#### Supplied material

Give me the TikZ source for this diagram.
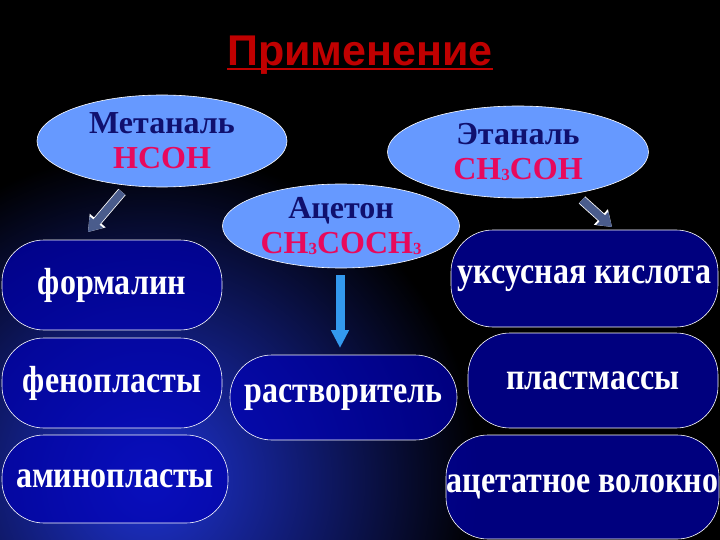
\documentclass[tikz,border=0pt]{standalone}
\usepackage{fontspec}
\usepackage{graphicx}
\setmainfont{Liberation Serif}
\newfontfamily\titlefont{Liberation Sans}
\usetikzlibrary{shapes.geometric,arrows.meta}
\definecolor{ovalfill}{HTML}{6699FF}
\definecolor{ovalink}{HTML}{10106E}
\definecolor{formula}{HTML}{E8095C}
\definecolor{boxfill}{HTML}{0000B4}
\definecolor{titlered}{HTML}{C00000}
\definecolor{arrowslate}{HTML}{4A5C8C}
\definecolor{arrowblue}{HTML}{3399EE}
\definecolor{glow}{HTML}{1E32D2}
\newcommand{\tallword}[1]{\scalebox{1}[1.18]{#1}}
\newcommand{\lowthree}{\raisebox{-1pt}{\fontsize{17}{17}\selectfont 3}}
\tikzset{
  srcoval/.style={ellipse, draw=white, line width=0.6pt, fill=ovalfill, inner sep=0pt,
                  align=center, text=ovalink, font=\bfseries\fontsize{32}{35}\selectfont},
  usebox/.style={draw=white, line width=0.6pt, fill=boxfill, fill opacity=0.7, text opacity=1,
                 text=white, inner sep=0pt, rounded corners=42pt,
                 font=\bfseries\fontsize{32}{36}\selectfont},
  slantedge/.style={draw=arrowslate, line width=8pt, -{Triangle[length=13pt,width=17pt]},
                    preaction={draw=white, line width=9.6pt, -{Triangle[length=15pt,width=20pt]}}},
  downedge/.style={draw=arrowblue, line width=9pt, -{Triangle[length=18pt,width=17pt]}},
}
\begin{document}
\begin{tikzpicture}[x=1pt, y=-1pt]
    \useasboundingbox (0,0) rectangle (720,540);
    \fill[black] (0,0) rectangle (720,540);
    \begin{scope}
      \clip (0,0) rectangle (720,540);
      \shade[inner color=glow, outer color=black] (150,480) circle (330);
    \end{scope}

    \node[anchor=base, inner sep=0pt, text=titlered, font=\titlefont\bfseries\fontsize{43}{50}\selectfont]
      (title) at (360,66) {Применение};
    \draw[titlered, line width=2.5pt] ([yshift=-3pt]title.base west) -- ([yshift=-3pt]title.base east);

    \node[srcoval, minimum width=250pt, minimum height=92pt] (metanal) at (162,141)
      {Метаналь\\\textcolor{formula}{HCOH}};
    \node[srcoval, minimum width=261pt, minimum height=92pt] (etanal) at (518,152)
      {Этаналь\\\textcolor{formula}{CH\lowthree COH}};
    \node[srcoval, minimum width=237pt, minimum height=84pt] (aceton) at (341,226)
      {Ацетон\\\textcolor{formula}{CH\lowthree COCH\lowthree}};

    \node[usebox, minimum width=220pt, minimum height=90pt] (formalin) at (112,285) {\tallword{формалин}};
    \node[usebox, minimum width=220pt, minimum height=90pt] (fenopl) at (112,383) {\tallword{фенопласты}};
    \node[usebox, minimum width=226pt, minimum height=88pt] (aminopl) at (115,479) {\tallword{аминопласты}};
    \node[usebox, minimum width=227pt, minimum height=85pt] (rastv) at (343.5,397.5) {\tallword{растворитель}};
    \node[usebox, minimum width=267pt, minimum height=97pt] (uksus) at (584.5,278.5) {\tallword{уксусная кислота}};
    \node[usebox, minimum width=250pt, minimum height=95pt] (plastm) at (593,380.5) {\tallword{пластмассы}};
    \node[usebox, minimum width=273pt, minimum height=104pt] (acetat) at (582.5,487) {\tallword{ацетатное волокно}};

    \coordinate (metFrom) at (122,192);
    \coordinate (metTo) at (88,232);
    \coordinate (etaFrom) at (582,200);
    \coordinate (etaTo) at (612,227);
    \coordinate (aceFrom) at (340,275);
    \coordinate (aceTo) at (340,348);
    \draw[slantedge] (metFrom) -- (metTo);
    \draw[slantedge] (etaFrom) -- (etaTo);
    \draw[downedge] (aceFrom) -- (aceTo);
  \end{tikzpicture}
\end{document}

#### Objective
From the first line of the listing above, repeat every line through the one holding "-- ([yshift=-3pt]title.base east);". Both ends count, and pictures stay out.

#### Completed exercise
Give me the TikZ source for this diagram.
\documentclass[tikz,border=0pt]{standalone}
\usepackage{fontspec}
\usepackage{graphicx}
\setmainfont{Liberation Serif}
\newfontfamily\titlefont{Liberation Sans}
\usetikzlibrary{shapes.geometric,arrows.meta}
\definecolor{ovalfill}{HTML}{6699FF}
\definecolor{ovalink}{HTML}{10106E}
\definecolor{formula}{HTML}{E8095C}
\definecolor{boxfill}{HTML}{0000B4}
\definecolor{titlered}{HTML}{C00000}
\definecolor{arrowslate}{HTML}{4A5C8C}
\definecolor{arrowblue}{HTML}{3399EE}
\definecolor{glow}{HTML}{1E32D2}
\newcommand{\tallword}[1]{\scalebox{1}[1.18]{#1}}
\newcommand{\lowthree}{\raisebox{-1pt}{\fontsize{17}{17}\selectfont 3}}
\tikzset{
  srcoval/.style={ellipse, draw=white, line width=0.6pt, fill=ovalfill, inner sep=0pt,
                  align=center, text=ovalink, font=\bfseries\fontsize{32}{35}\selectfont},
  usebox/.style={draw=white, line width=0.6pt, fill=boxfill, fill opacity=0.7, text opacity=1,
                 text=white, inner sep=0pt, rounded corners=42pt,
                 font=\bfseries\fontsize{32}{36}\selectfont},
  slantedge/.style={draw=arrowslate, line width=8pt, -{Triangle[length=13pt,width=17pt]},
                    preaction={draw=white, line width=9.6pt, -{Triangle[length=15pt,width=20pt]}}},
  downedge/.style={draw=arrowblue, line width=9pt, -{Triangle[length=18pt,width=17pt]}},
}
\begin{document}
\begin{tikzpicture}[x=1pt, y=-1pt]
    \useasboundingbox (0,0) rectangle (720,540);
    \fill[black] (0,0) rectangle (720,540);
    \begin{scope}
      \clip (0,0) rectangle (720,540);
      \shade[inner color=glow, outer color=black] (150,480) circle (330);
    \end{scope}

    \node[anchor=base, inner sep=0pt, text=titlered, font=\titlefont\bfseries\fontsize{43}{50}\selectfont]
      (title) at (360,66) {Применение};
    \draw[titlered, line width=2.5pt] ([yshift=-3pt]title.base west) -- ([yshift=-3pt]title.base east);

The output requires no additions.